Fed’s Plan ‘An Important Move’ for Real Estate, Mortgage Rates

Fed’s Plan ‘An Important Move’ for Real Estate, Mortgage Rates
Summary Reprinted Courtesy of RISMedia, Nov. 26, 2008

Following the Fed’s announcement of its plans to buy up to $600 billion in mortgage-backed assets, the housing industry welcomed this solution, citing Main Street and mortgage rates as the direct beneficiaries.

Charles McMillan, the 2009 president of the National Association of REALTORS®, (NAR) said, “This is one of the key actions we’ve been advocating ever since the Treasury altered its course on how it would use the $700 billion recovery package passed in September. This is great news for home buyers and sellers and we applaud the Fed for taking this historic step. Housing recovery is the key to economic recovery in this country and it always has been.”

In its recent announcement, the Fed said it will purchase up to $100 billion of government sponsored enterprise debt from primary dealers through a series of competitive auctions to begin in early December. It also will purchase up to $500 billion in mortgage-backed securities from Fannie Mae, Freddie Mac, and Ginnie Mae.

Lawrence Yun, NAR chief economist, said purchasing debt obligations of Fannie Mae and Freddie Mac is an important move. “We commend the Fed decision because it will directly bring down long-term interest rates,” he said. “The level of investment should be aggressive enough to bring rates down in a meaningful manner.
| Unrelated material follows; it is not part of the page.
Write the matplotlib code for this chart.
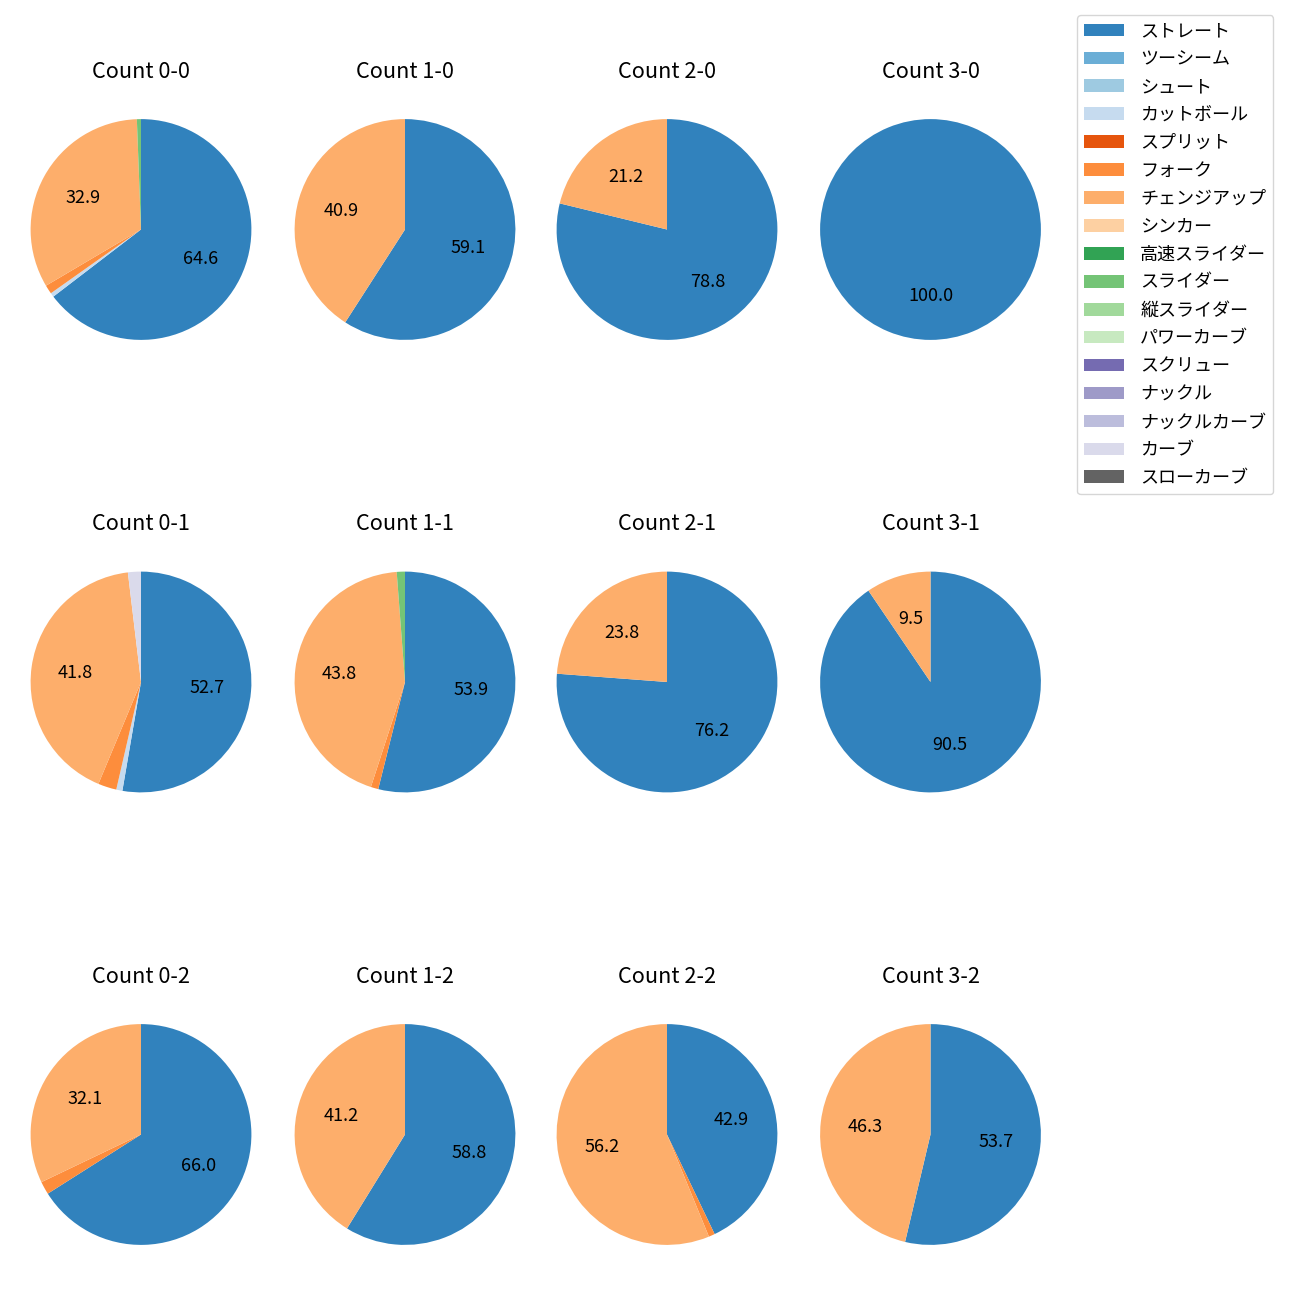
import numpy as np
import matplotlib
matplotlib.use("Agg")
import matplotlib.pyplot as plt
from matplotlib.patches import Patch

plt.rcParams['font.family'] = ['Noto Sans CJK JP', 'DejaVu Sans']
plt.rcParams['font.size'] = 13

# 球種 (tab20c の順)
pitch_types = ["ストレート", "ツーシーム", "シュート", "カットボール", "スプリット",
               "フォーク", "チェンジアップ", "シンカー", "高速スライダー", "スライダー",
               "縦スライダー", "パワーカーブ", "スクリュー", "ナックル", "ナックルカーブ",
               "カーブ", "スローカーブ"]

# 各カウントの割合 (%), pitch_types と同じ順
count_0_0 = [64.6, 0, 0, 0.6, 0, 1.3, 32.9, 0, 0, 0.6, 0, 0, 0, 0, 0, 0, 0]
count_1_0 = [59.1, 0, 0, 0, 0, 0, 40.9, 0, 0, 0, 0, 0, 0, 0, 0, 0, 0]
count_2_0 = [78.8, 0, 0, 0, 0, 0, 21.2, 0, 0, 0, 0, 0, 0, 0, 0, 0, 0]
count_3_0 = [100.0, 0, 0, 0, 0, 0, 0, 0, 0, 0, 0, 0, 0, 0, 0, 0, 0]
count_0_1 = [52.7, 0, 0, 0.9, 0, 2.7, 41.8, 0, 0, 0, 0, 0, 0, 0, 0, 1.9, 0]
count_1_1 = [53.9, 0, 0, 0, 0, 1.1, 43.8, 0, 0, 1.2, 0, 0, 0, 0, 0, 0, 0]
count_2_1 = [76.2, 0, 0, 0, 0, 0, 23.8, 0, 0, 0, 0, 0, 0, 0, 0, 0, 0]
count_3_1 = [90.5, 0, 0, 0, 0, 0, 9.5, 0, 0, 0, 0, 0, 0, 0, 0, 0, 0]
count_0_2 = [66.0, 0, 0, 0, 0, 1.9, 32.1, 0, 0, 0, 0, 0, 0, 0, 0, 0, 0]
count_1_2 = [58.8, 0, 0, 0, 0, 0, 41.2, 0, 0, 0, 0, 0, 0, 0, 0, 0, 0]
count_2_2 = [42.9, 0, 0, 0, 0, 0.9, 56.2, 0, 0, 0, 0, 0, 0, 0, 0, 0, 0]
count_3_2 = [53.7, 0, 0, 0, 0, 0, 46.3, 0, 0, 0, 0, 0, 0, 0, 0, 0, 0]

counts = [
    ["0-0", "1-0", "2-0", "3-0"],
    ["0-1", "1-1", "2-1", "3-1"],
    ["0-2", "1-2", "2-2", "3-2"],
]
data = {
    "0-0": count_0_0, "1-0": count_1_0, "2-0": count_2_0, "3-0": count_3_0,
    "0-1": count_0_1, "1-1": count_1_1, "2-1": count_2_1, "3-1": count_3_1,
    "0-2": count_0_2, "1-2": count_1_2, "2-2": count_2_2, "3-2": count_3_2,
}

colors = plt.cm.tab20c(np.arange(len(pitch_types)))


def autopct(pct):
    return f"{pct:.1f}" if pct >= 5 else ""


W = H = 1300
fig = plt.figure(figsize=(13, 13), dpi=100)

# 各円の中心 (px) と軸の一辺
col_x = [141, 405, 667, 930.5]
row_y = [229.5, 682, 1134.5]
side = 276

for r in range(3):
    for c in range(4):
        ax = fig.add_axes([(col_x[c] - side / 2) / W,
                           1 - (row_y[r] + side / 2) / H,
                           side / W, side / H])
        key = counts[r][c]
        vals = np.array(data[key], dtype=float)
        mask = vals > 0
        ax.pie(vals[mask], colors=colors[mask], startangle=90,
               counterclock=False, autopct=autopct, pctdistance=0.6)
        ax.set_title(f"Count {key}", pad=10)

handles = [Patch(facecolor=colors[i], label=pitch_types[i])
           for i in range(len(pitch_types))]
fig.legend(handles=handles, loc="upper left", fontsize=13,
           borderaxespad=0, handlelength=2.2, handletextpad=0.9,
           labelspacing=0.55,
           bbox_to_anchor=(1077 / W, 1 - 15 / H))

fig.savefig("out.png")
As we’ve seen in past recessions, home sales rise when mortgage interest rates fall.”

Yun said that given the present state of the mortgage market, interest rates on 30-year fixed-rate mortgages are too high. “If Fed action brings down mortgage interest rates by even 1 percentage point, it would increase home sales by 500,000 units. That should help to draw inventory down and stabilize prices. Only with stabilization in home prices can we have a healthy housing and economic recovery.”


In addition, Treasury Department Secretary Henry Paulson said the department will provide $20 billion of credit protection to the Fed from the recent $700 billion financial rescue package. The protection will be part of a new Fed program that could lend as much as $200 billion to investors in securities backed by credit card, auto and other loans.

Paulson said this new fund, which is aimed at freeing up credit, “will enable a broad range of institutions to step up their lending, enabling borrowers to have access to lower cost consumer financing and small business loans.”